WHAT IS NEEDED: Repeat, exactly and only, the lines from the beginning of the data through the line with "import matplotlib.pyplot as plt". Pictures are left out.

┌─ TASK DATA

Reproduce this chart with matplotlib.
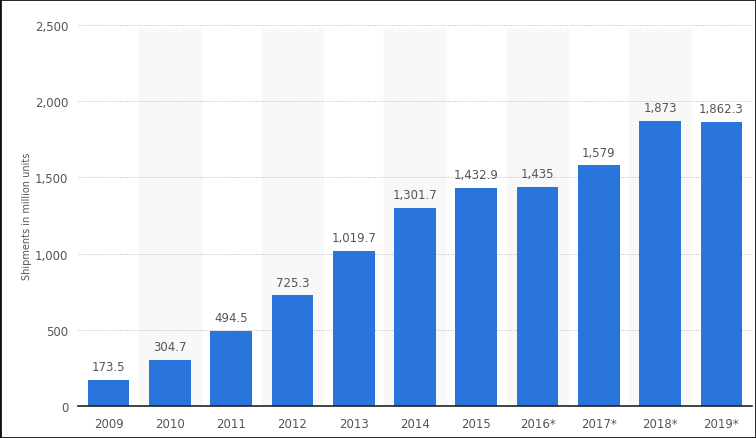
import matplotlib
matplotlib.use('Agg')
import matplotlib.pyplot as plt

years = ['2009', '2010', '2011', '2012', '2013', '2014', '2015',
         '2016*', '2017*', '2018*', '2019*']
shipments = [173.5, 304.7, 494.5, 725.3, 1019.7, 1301.7, 1432.9,
             1435, 1579, 1873, 1862.3]
value_labels = ['173.5', '304.7', '494.5', '725.3', '1,019.7', '1,301.7',
                '1,432.9', '1,435', '1,579', '1,873', '1,862.3']
yticks = [0, 500, 1000, 1500, 2000, 2500]

bar_color = '#2a75dc'
txt = '#555555'

fig = plt.figure(figsize=(7.56, 4.39), dpi=100)
ax = fig.add_axes([78 / 756, 32 / 439, 674 / 756, 381 / 439])

x = list(range(len(years)))

# striped background columns
for i in x:
    if i % 2 == 1:
        ax.axvspan(i - 0.5, i + 0.5, ymin=0, ymax=0.99, color='#f8f8f8', zorder=0)

ax.bar(x, shipments, width=0.68, color=bar_color, zorder=3)
for xi, v, lab in zip(x, shipments, value_labels):
    ax.text(xi, v + 45, lab, ha='center', va='bottom', fontsize=8.5, color=txt, zorder=4)

ax.set_xlim(-0.5, len(years) - 0.5)
ax.set_ylim(0, 2500)
ax.set_yticks(yticks)
ax.set_yticklabels(['{:,}'.format(t) for t in yticks])
ax.set_xticks(x)
ax.set_xticklabels(years)
ax.tick_params(axis='both', length=0, labelsize=8.5, colors=txt)
ax.tick_params(axis='y', pad=7)
ax.tick_params(axis='x', pad=8)

ax.yaxis.grid(True, linestyle=(0, (1, 1.5)), color='#bbbbbb', linewidth=0.7, zorder=1)
for s in ['top', 'right', 'left']:
    ax.spines[s].set_visible(False)
ax.spines['bottom'].set_color('#222222')
ax.spines['bottom'].set_linewidth(1.2)
ax.spines['bottom'].set_zorder(5)

ax.set_ylabel('Shipments in million units', fontsize=7, color=txt, labelpad=2)

# outer border
fig.patches.append(plt.Rectangle((0, 0), 1, 1, transform=fig.transFigure,
                                 fill=False, edgecolor='#111111', linewidth=2))

fig.savefig('out.png', dpi=100)
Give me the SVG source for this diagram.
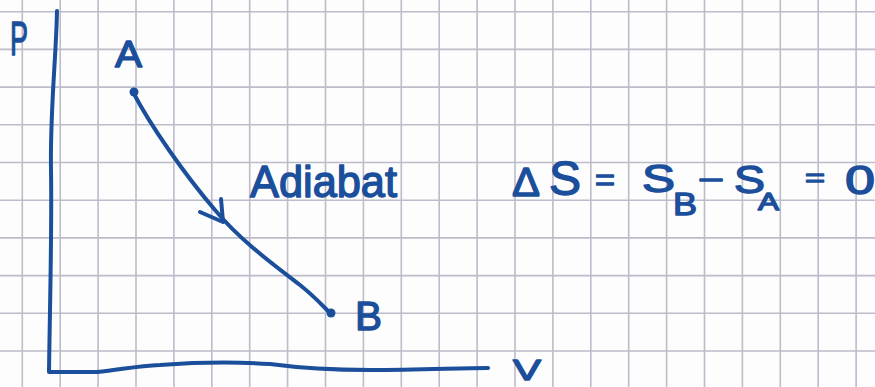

└─

CORRECT RESULT:
Reproduce this chart with matplotlib.
import matplotlib
matplotlib.use('Agg')
import matplotlib.pyplot as plt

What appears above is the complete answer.